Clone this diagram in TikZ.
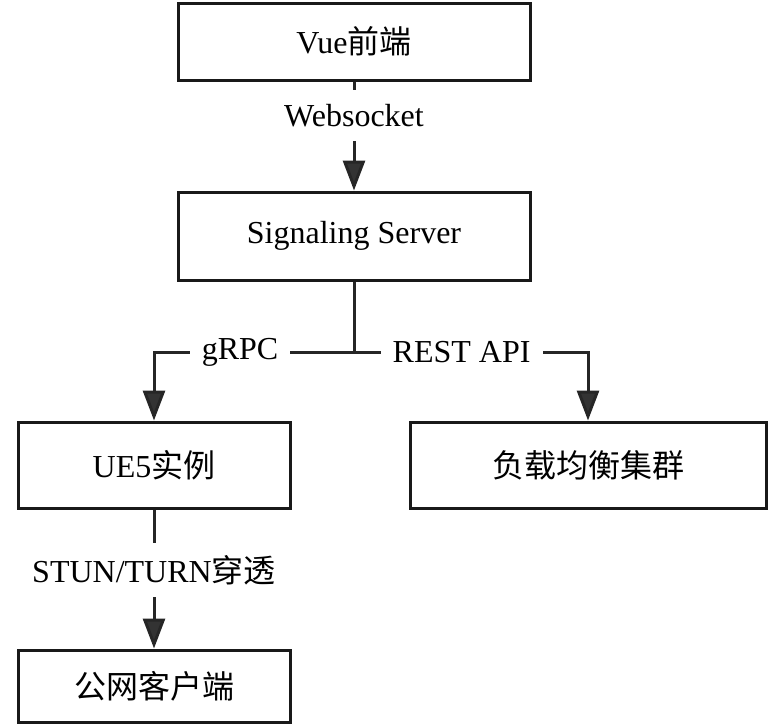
\documentclass[tikz,border=0pt]{standalone}
\usepackage{fontspec}
\setmainfont{Liberation Serif}
\newfontfamily\cjk{Noto Sans CJK SC}
\usetikzlibrary{arrows.meta}
\begin{document}
\begin{tikzpicture}[x=1pt,y=-1pt,
  box/.style={draw=black!90,line width=3pt,minimum width=#1,inner sep=0pt,font=\fontsize{32}{36}\selectfont},
  conn/.style={draw=black!85,line width=3pt,-{Triangle[length=30pt,width=22pt,fill=black!80]}},
  plain/.style={draw=black!85,line width=3pt},
  lbl/.style={fill=white,inner sep=12pt,font=\fontsize{32}{36}\selectfont}]
\useasboundingbox (0,0) rectangle (768,726);
\node[box=352pt,minimum height=77pt] (vue) at (354,41.5) {Vue{\cjk 前端}};
\node[box=352pt,minimum height=88pt] (sig) at (354,236) {Signaling Server};
\node[box=272pt,minimum height=86pt] (ue) at (154,465) {UE5{\cjk 实例}};
\node[box=356pt,minimum height=86pt] (lb) at (588,465) {\cjk 负载均衡集群};
\node[box=272pt,minimum height=72pt] (pub) at (154,686) {\cjk 公网客户端};
\draw[conn] (vue.south) -- node[lbl,pos=0.31,inner ysep=14pt] {Websocket} (sig.north);
\draw[plain] (sig.south) -- (sig.south |- 0,352) coordinate (j);
\draw[conn] (j) -| node[lbl,pos=0.285] {gRPC} (ue.north);
\draw[conn] (j) -| node[lbl,pos=0.23] {REST API} (lb.north);
\draw[conn] (ue.south) -- node[lbl,pos=0.437] {STUN/TURN{\cjk 穿透}} (pub.north);
\end{tikzpicture}
\end{document}
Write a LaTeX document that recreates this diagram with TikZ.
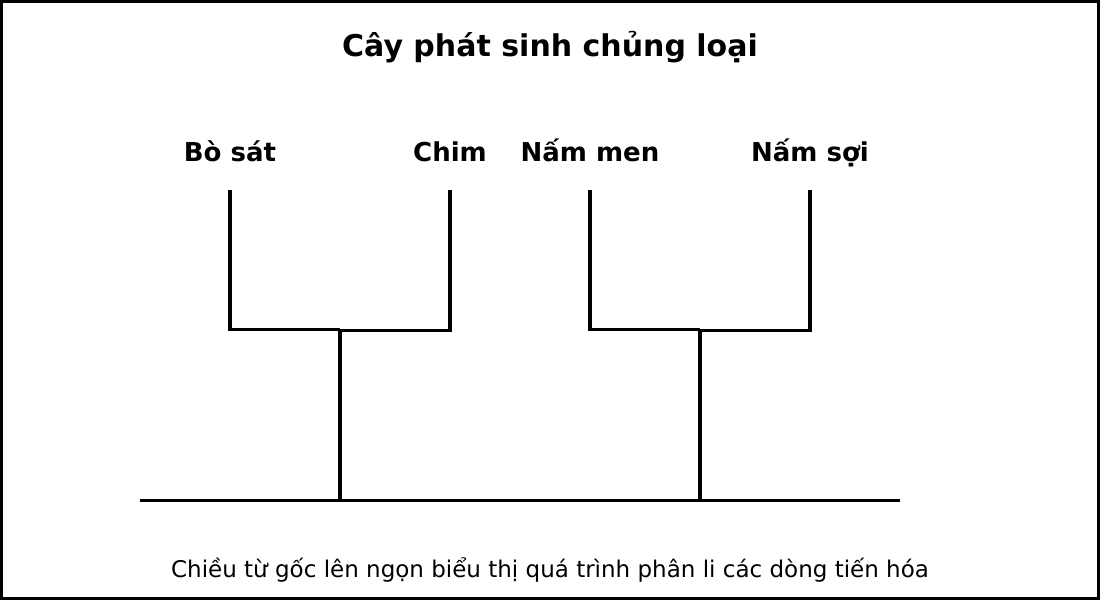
__________________________________________________
Repeat the listing verbatim. Skip the pictures.

Clone this diagram in TikZ.
\documentclass[tikz,border=0pt]{standalone}
\usepackage{fontspec}
\setmainfont{Liberation Serif}
\newfontfamily\cjk{Noto Sans CJK SC}
\usetikzlibrary{arrows.meta}
\begin{document}
\begin{tikzpicture}[x=1pt,y=-1pt,
  box/.style={draw=black!90,line width=3pt,minimum width=#1,inner sep=0pt,font=\fontsize{32}{36}\selectfont},
  conn/.style={draw=black!85,line width=3pt,-{Triangle[length=30pt,width=22pt,fill=black!80]}},
  plain/.style={draw=black!85,line width=3pt},
  lbl/.style={fill=white,inner sep=12pt,font=\fontsize{32}{36}\selectfont}]
\useasboundingbox (0,0) rectangle (768,726);
\node[box=352pt,minimum height=77pt] (vue) at (354,41.5) {Vue{\cjk 前端}};
\node[box=352pt,minimum height=88pt] (sig) at (354,236) {Signaling Server};
\node[box=272pt,minimum height=86pt] (ue) at (154,465) {UE5{\cjk 实例}};
\node[box=356pt,minimum height=86pt] (lb) at (588,465) {\cjk 负载均衡集群};
\node[box=272pt,minimum height=72pt] (pub) at (154,686) {\cjk 公网客户端};
\draw[conn] (vue.south) -- node[lbl,pos=0.31,inner ysep=14pt] {Websocket} (sig.north);
\draw[plain] (sig.south) -- (sig.south |- 0,352) coordinate (j);
\draw[conn] (j) -| node[lbl,pos=0.285] {gRPC} (ue.north);
\draw[conn] (j) -| node[lbl,pos=0.23] {REST API} (lb.north);
\draw[conn] (ue.south) -- node[lbl,pos=0.437] {STUN/TURN{\cjk 穿透}} (pub.north);
\end{tikzpicture}
\end{document}
Write a LaTeX document that recreates this diagram with TikZ.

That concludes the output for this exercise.